** start of RECORDS PROVIDED **

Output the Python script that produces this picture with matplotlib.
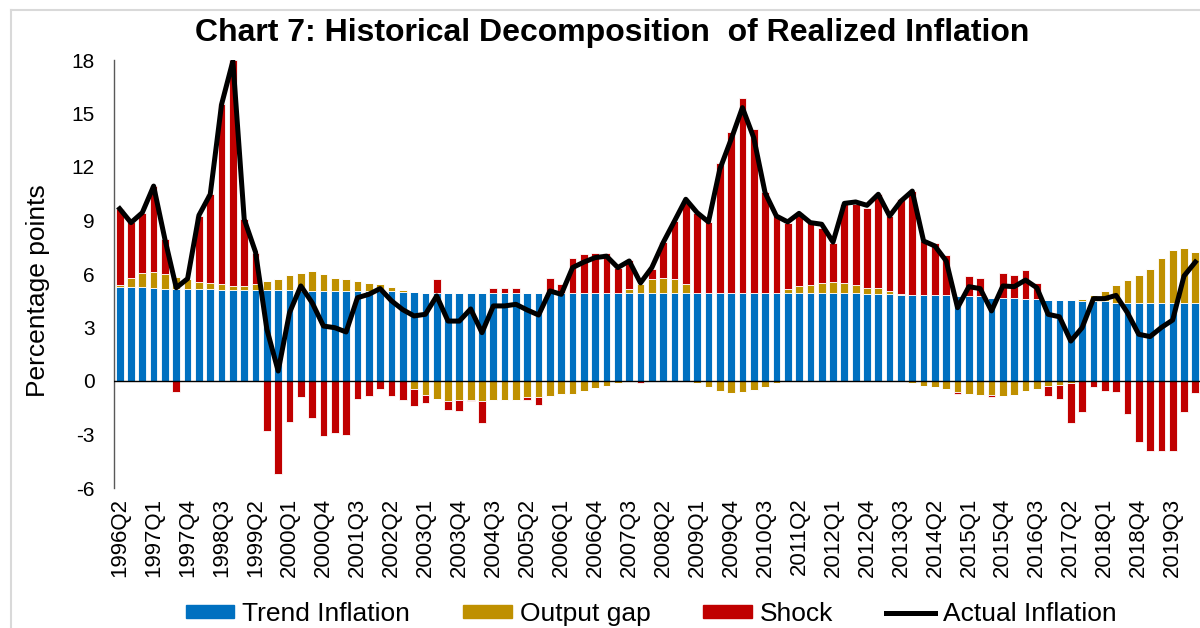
import numpy as np
import matplotlib
matplotlib.use("Agg")
import matplotlib.pyplot as plt
from matplotlib.patches import Patch
from matplotlib.lines import Line2D

plt.rcParams['font.family'] = ['Liberation Sans', 'DejaVu Sans']

# ---- data (1996Q2 .. 2020Q1) ----
quarters = [f"{y}Q{q}" for y in range(1996, 2021) for q in range(1, 5)]
quarters = quarters[quarters.index("1996Q2"):quarters.index("2020Q1") + 1]

trend = [5.25, 5.25, 5.25, 5.22, 5.18, 5.18, 5.18, 5.18, 5.18, 5.10,
         5.10, 5.10, 5.10, 5.10, 5.10, 5.10, 5.05, 5.05, 5.05, 5.05,
         5.05, 5.05, 5.05, 5.05, 5.05, 5.00, 5.00, 4.95, 4.95, 4.95,
         4.95, 4.95, 4.95, 4.95, 4.95, 4.95, 4.95, 4.95, 4.95, 4.95,
         4.95, 4.95, 4.95, 4.95, 4.95, 4.95, 4.95, 4.95, 4.95, 4.95,
         4.95, 4.95, 4.95, 4.95, 4.95, 4.95, 4.95, 4.95, 4.95, 4.95,
         4.95, 4.95, 4.95, 4.95, 4.95, 4.95, 4.87, 4.87, 4.87, 4.82,
         4.82, 4.80, 4.80, 4.80, 4.75, 4.75, 4.75, 4.68, 4.68, 4.68,
         4.62, 4.62, 4.54, 4.54, 4.54, 4.46, 4.46, 4.46, 4.40, 4.40,
         4.40, 4.40, 4.40, 4.36, 4.36, 4.36]

output_gap = [0.15, 0.50, 0.79, 0.88, 0.84, 0.67, 0.56, 0.39, 0.34, 0.36,
              0.23, 0.23, 0.36, 0.50, 0.63, 0.86, 1.02, 1.12, 0.97, 0.74,
              0.65, 0.55, 0.46, 0.41, 0.24, 0.10, -0.43, -0.80, -1.00, -1.10,
              -1.05, -1.05, -1.13, -1.05, -1.05, -1.05, -0.90, -0.87, -0.85, -0.72,
              -0.72, -0.58, -0.42, -0.26, -0.12, 0.20, 0.50, 0.79, 0.84, 0.79,
              0.50, -0.12, -0.33, -0.55, -0.68, -0.62, -0.48, -0.33, -0.12, 0.22,
              0.40, 0.46, 0.52, 0.58, 0.52, 0.46, 0.37, 0.32, 0.20, 0.05,
              -0.10, -0.30, -0.35, -0.45, -0.60, -0.72, -0.80, -0.78, -0.85, -0.80,
              -0.58, -0.45, -0.28, -0.21, -0.12, 0.12, 0.35, 0.60, 0.96, 1.26,
              1.53, 1.87, 2.50, 3.00, 3.08, 2.88]

shock = [4.23, 3.17, 3.40, 4.83, 1.96, -0.60, 0.00, 3.68, 4.95, 10.05,
         12.67, 3.74, 1.74, -2.80, -5.20, -2.30, -0.90, -2.05, -3.07, -2.90,
         -3.00, -1.00, -0.85, -0.45, -0.85, -1.05, -0.98, -0.45, 0.75, -0.55,
         -0.62, -0.08, -1.25, 0.25, 0.25, 0.28, -0.15, -0.45, 0.84, 0.50,
         1.97, 2.15, 2.25, 2.25, 1.41, 1.64, -0.10, 0.52, 2.00, 3.23,
         4.55, 4.49, 3.97, 7.25, 9.01, 10.94, 9.16, 5.65, 4.30, 3.71,
         4.05, 3.56, 3.13, 2.23, 4.44, 4.50, 4.48, 5.28, 4.18, 5.32,
         5.83, 3.05, 2.96, 2.25, -0.15, 1.14, 1.04, -0.10, 1.39, 1.26,
         1.60, 0.89, -0.58, -0.82, -2.25, -1.72, -0.32, -0.54, -0.62, -1.87,
         -3.40, -3.90, -3.95, -3.95, -1.72, -0.70]

actual = [9.66, 8.88, 9.44, 10.93, 7.94, 5.23, 5.74, 9.29, 10.47, 15.51,
          17.94, 9.07, 7.23, 2.90, 0.56, 3.83, 5.33, 4.39, 3.08, 2.99,
          2.75, 4.67, 4.86, 5.18, 4.50, 4.00, 3.65, 3.74, 4.77, 3.36,
          3.36, 4.04, 2.71, 4.21, 4.21, 4.30, 3.98, 3.70, 5.05, 4.86,
          6.36, 6.67, 6.92, 7.00, 6.36, 6.73, 5.50, 6.36, 7.76, 8.97,
          10.19, 9.44, 8.92, 11.87, 13.55, 15.33, 13.64, 10.56, 9.25, 8.92,
          9.40, 8.88, 8.79, 7.79, 9.96, 10.04, 9.85, 10.47, 9.25, 10.09,
          10.65, 7.85, 7.57, 6.73, 4.11, 5.29, 5.18, 3.93, 5.33, 5.29,
          5.66, 5.23, 3.74, 3.60, 2.24, 2.99, 4.62, 4.62, 4.80, 3.83,
          2.62, 2.49, 3.00, 3.42, 5.89, 6.67]

series_names = ["Trend Inflation", "Output gap", "Shock", "Actual Inflation"]
yticks = [-6, -3, 0, 3, 6, 9, 12, 15, 18]

# ---- styling ----
C_TREND = "#0070C0"
C_GAP = "#BF9000"
C_SHOCK = "#C00000"

fig = plt.figure(figsize=(12, 6.28), dpi=100)
ax = fig.add_axes([114 / 1200, 1 - 488 / 628, 1087 / 1200, 428 / 628])

x = np.arange(len(quarters))
t = np.array(trend)
g = np.array(output_gap)
s = np.array(shock)
gpos, gneg = np.clip(g, 0, None), np.clip(g, None, 0)
spos, sneg = np.clip(s, 0, None), np.clip(s, None, 0)

w = 0.68
kw = dict(width=w, linewidth=0.6, edgecolor="white", zorder=2)
ax.bar(x, t, color=C_TREND, **kw)
ax.bar(x, gpos, bottom=t, color=C_GAP, **kw)
ax.bar(x, gneg, bottom=0, color=C_GAP, **kw)
ax.bar(x, spos, bottom=t + gpos, color=C_SHOCK, **kw)
ax.bar(x, sneg, bottom=gneg, color=C_SHOCK, **kw)
ax.plot(x, actual, color="black", lw=3.6, zorder=4, solid_joinstyle="round")

ax.axhline(0, color="black", lw=1.0, zorder=3)

ax.set_xlim(-0.5, len(quarters) - 0.5)
ax.set_ylim(-6, 18)
ax.set_yticks(yticks)
ax.set_yticklabels([str(v) for v in yticks], fontsize=15)
ax.set_xticks(x[::3])
ax.set_xticklabels(quarters[::3], rotation=90, fontsize=16)
ax.tick_params(axis="both", length=0)
ax.tick_params(axis="y", pad=14)
ax.tick_params(axis="x", pad=7)

for sp in ["top", "right", "bottom"]:
    ax.spines[sp].set_visible(False)
ax.spines["left"].set_color("#595959")
ax.spines["left"].set_linewidth(1.0)

ax.set_ylabel("Percentage points", fontsize=19)
ax.yaxis.set_label_coords(-0.059, 0.46)

fig.text(612 / 1200, 1 - 33 / 628, "Chart 7: Historical Decomposition  of Realized Inflation",
         ha="center", va="center", fontsize=23, fontweight="bold")

handles = [Patch(color=C_TREND), Patch(color=C_GAP), Patch(color=C_SHOCK),
           Line2D([], [], color="black", lw=3.6)]
fig.legend(handles, series_names, loc="center", bbox_to_anchor=(651 / 1200, 1 - 614 / 628),
           ncol=4, frameon=False, fontsize=19, handlelength=1.85, handleheight=0.42,
           columnspacing=2.0, handletextpad=0.3, borderaxespad=0)

# light grey frame (top and left edges visible in the reference)
fig.add_artist(Line2D([11 / 1200, 1.0], [1 - 10 / 628, 1 - 10 / 628],
                      transform=fig.transFigure, color="#D9D9D9", lw=1.5))
fig.add_artist(Line2D([11 / 1200, 11 / 1200], [0, 1 - 10 / 628],
                      transform=fig.transFigure, color="#D9D9D9", lw=1.5))

fig.savefig("out.png", dpi=100)
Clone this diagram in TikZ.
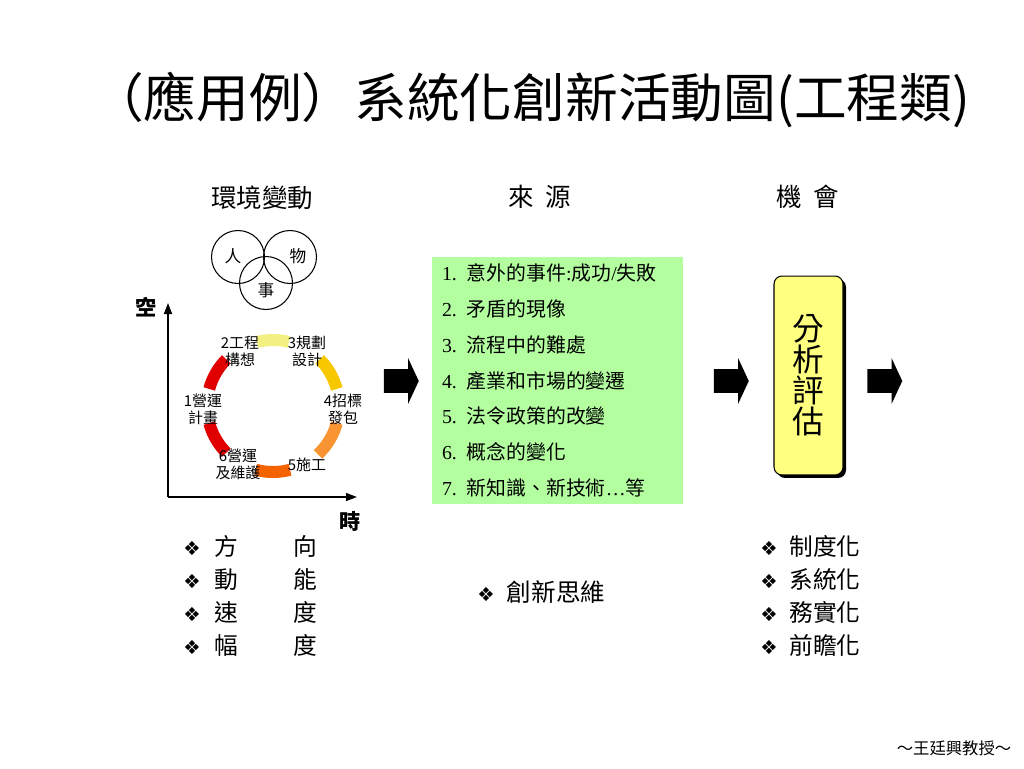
\documentclass[tikz,border=0pt]{standalone}
\usepackage{fontspec}
\setmainfont{Noto Sans CJK TC}
\newfontfamily\tnr{Liberation Serif}
\newfontfamily\dvs{DejaVu Sans}
\usetikzlibrary{arrows.meta, positioning, shapes.arrows, shadows}
\definecolor{cgreen}{HTML}{B3FFA0}
\definecolor{cyellow}{HTML}{FFFF80}
\definecolor{cpale}{HTML}{F2F080}
\definecolor{cgold}{HTML}{F7C800}
\definecolor{clight}{HTML}{F99432}
\definecolor{corange}{HTML}{F56200}
\definecolor{cred}{HTML}{E00000}
\newcommand{\bul}{{\dvs\fontsize{11}{11}\selectfont ❖}}
\tikzset{
  title/.style={font=\fontsize{30}{32}\selectfont, inner sep=0pt},
  head/.style={font=\fontsize{14.5}{16}\selectfont, inner sep=0pt},
  venn/.style={draw, circle, line width=0.6pt, minimum size=1.06cm, inner sep=0pt},
  small/.style={font=\fontsize{9.5}{11}\selectfont, inner sep=0pt},
  stage/.style={font=\fontsize{8.5}{9.7}\selectfont, align=center, inner sep=0pt},
  seg/.style={draw=#1, line width=0.24cm},
  axis/.style={-{Triangle[length=2.2mm, width=1.6mm]}, line width=0.8pt},
  axlabel/.style={font=\fontsize{12}{12}\selectfont\bfseries, inner sep=0pt},
  blockarrow/.style={single arrow, fill=black, inner xsep=0pt, inner ysep=0.23cm,
    minimum height=0.7cm, single arrow head extend=0.22cm, single arrow tip angle=130},
  srcbox/.style={fill=cgreen, minimum width=5.02cm, minimum height=4.94cm, text width=4.62cm,
    inner xsep=0.2cm, align=left, font=\fontsize{11.3}{20.4}\selectfont},
  evalbox/.style={draw, fill=cyellow, rounded corners=0.16cm, minimum width=1.38cm,
    minimum height=3.98cm, align=center, line width=0.6pt, font=\fontsize{18}{17.6}\selectfont,
    drop shadow={shadow xshift=0.06cm, shadow yshift=-0.06cm, fill=black, opacity=1}},
  list/.style={font=\fontsize{13.5}{18.8}\selectfont, align=left, inner sep=0pt, anchor=west},
}

\begin{document}
\begin{tikzpicture}[x=0.02cm, y=-0.02cm]
  \useasboundingbox (0,0) rectangle (1024,768);
  \node[title] (title) at (530.5,100) {（應用例）系統化創新活動圖(工程類)};

  % column heads
  \node[head] (env) at (262,198) {環境變動};
  \node[head] (srchead) at (540,197) {來\hspace{0.45em}源};
  \node[head] (opp) at (808,197) {機\hspace{0.45em}會};

  % venn
  \node[venn] (ren) at (238,257) {};
  \node[venn] (wu) at (290,257) {};
  \node[venn] (shi) at (266,283) {};
  \node[small] (renl) at (233,256) {人};
  \node[small] (wul) at (298,256) {物};
  \node[small] (shil) at (266,290) {事};

  % axes
  \coordinate (o) at (168,497);
  \coordinate (ytop) at (168,303);
  \coordinate (xend) at (357,497);
  \draw[axis] (o) -- (ytop);
  \draw[axis] (o) -- (xend);
  \node[axlabel] (space) at (146,307) {空};
  \node[axlabel] (time) at (350,521) {時};

  % life cycle ring
  \coordinate (ring) at (273,406);
  \draw[seg=cpale] (ring) ++(-76:66) arc (-76:-104:66);
  \draw[seg=cgold] (ring) ++(-15:66) arc (-15:-45:66);
  \draw[seg=clight] (ring) ++(15:66) arc (15:47:66);
  \draw[seg=corange] (ring) ++(75:66) arc (75:105:66);
  \draw[seg=cred] (ring) ++(135:66) arc (135:165:66);
  \draw[seg=cred] (ring) ++(-135:66) arc (-135:-165:66);
  \node[stage] (st1) at (203,409) {1營運\\計畫};
  \node[stage] (st2) at (240,351) {2工程\\構想};
  \node[stage] (st3) at (307,351) {3規劃\\設計};
  \node[stage] (st4) at (343,409) {4招標\\發包};
  \node[stage] (st5) at (307,465) {5施工};
  \node[stage] (st6) at (238,464) {6營運\\及維護};

  % flow
  \node[blockarrow] (arrA) at (398.5,381) {};
  \node[srcbox] (src) at (557.5,380.5) {%
    {\tnr 1. }意外的事件{\tnr :}成功{\tnr /}失敗\\
    {\tnr 2. }矛盾的現像\\
    {\tnr 3. }流程中的難處\\
    {\tnr 4. }產業和市場的變遷\\
    {\tnr 5. }法令政策的改變\\
    {\tnr 6. }概念的變化\\
    {\tnr 7. }新知識、新技術{\tnr …}等};
  \node[blockarrow] (arrB) at (728.5,381) {};
  \node[evalbox] (eval) at (808.5,375.5) {分\\析\\評\\估};
  \node[blockarrow] (arrC) at (882,381) {};

  % bullet lists
  \node[list] (dims) at (183,595.5) {%
    \bul\hspace{0.6em}方\hspace{2.3em}向\\
    \bul\hspace{0.6em}動\hspace{2.3em}能\\
    \bul\hspace{0.6em}速\hspace{2.3em}度\\
    \bul\hspace{0.6em}幅\hspace{2.3em}度};
  \node[list, font=\fontsize{14}{16}\selectfont] (think) at (477,592) {\bul\hspace{0.5em}創新思維};
  \node[list] (aims) at (760,595.5) {%
    \bul\hspace{0.5em}制度化\\
    \bul\hspace{0.5em}系統化\\
    \bul\hspace{0.5em}務實化\\
    \bul\hspace{0.5em}前瞻化};

  \node[font=\fontsize{9.3}{10}\selectfont, inner sep=0pt] (author) at (954,748) {～王廷興教授～};
\end{tikzpicture}
\end{document}
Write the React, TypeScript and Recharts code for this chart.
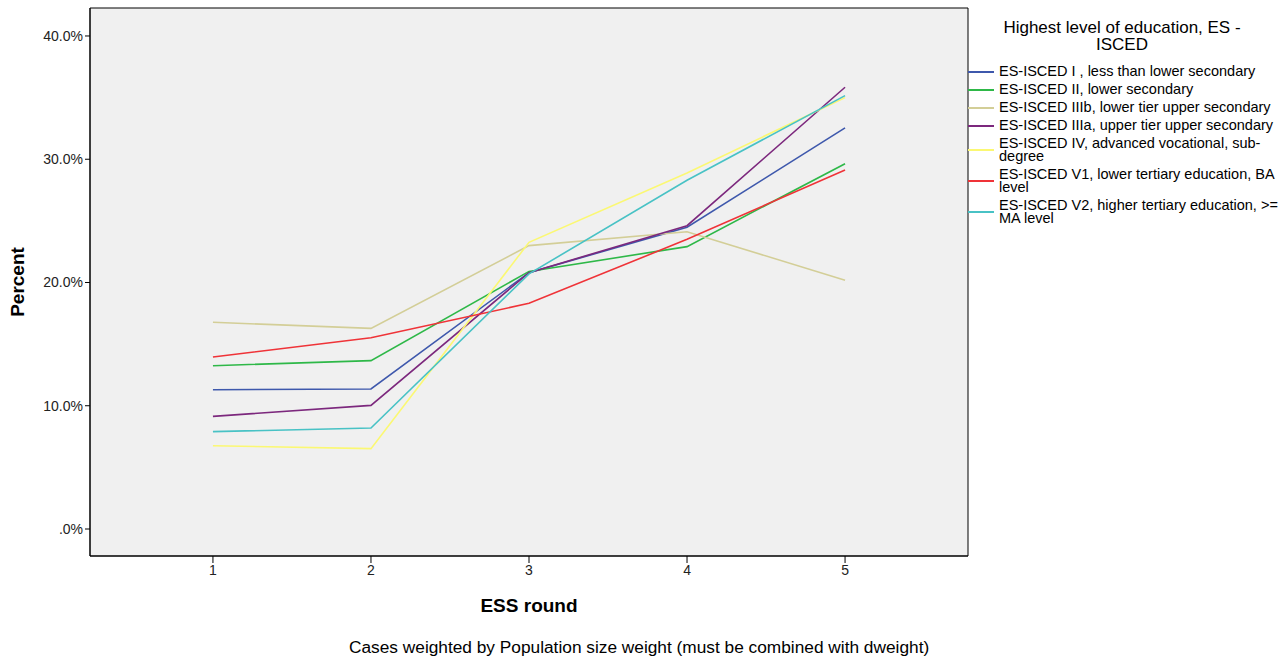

** end of RECORDS PROVIDED **

WHAT IS EXPECTED | Everything from the first line to the line with "plt.rcParams['font.family'] = ['Liberation" must be repeated exactly, and nothing else. Leave the pictures out.

SOLVED EXERCISE |
Output the Python script that produces this picture with matplotlib.
import numpy as np
import matplotlib
matplotlib.use("Agg")
import matplotlib.pyplot as plt
from matplotlib.patches import Patch
from matplotlib.lines import Line2D

plt.rcParams['font.family'] = ['Liberation Sans', 'DejaVu Sans']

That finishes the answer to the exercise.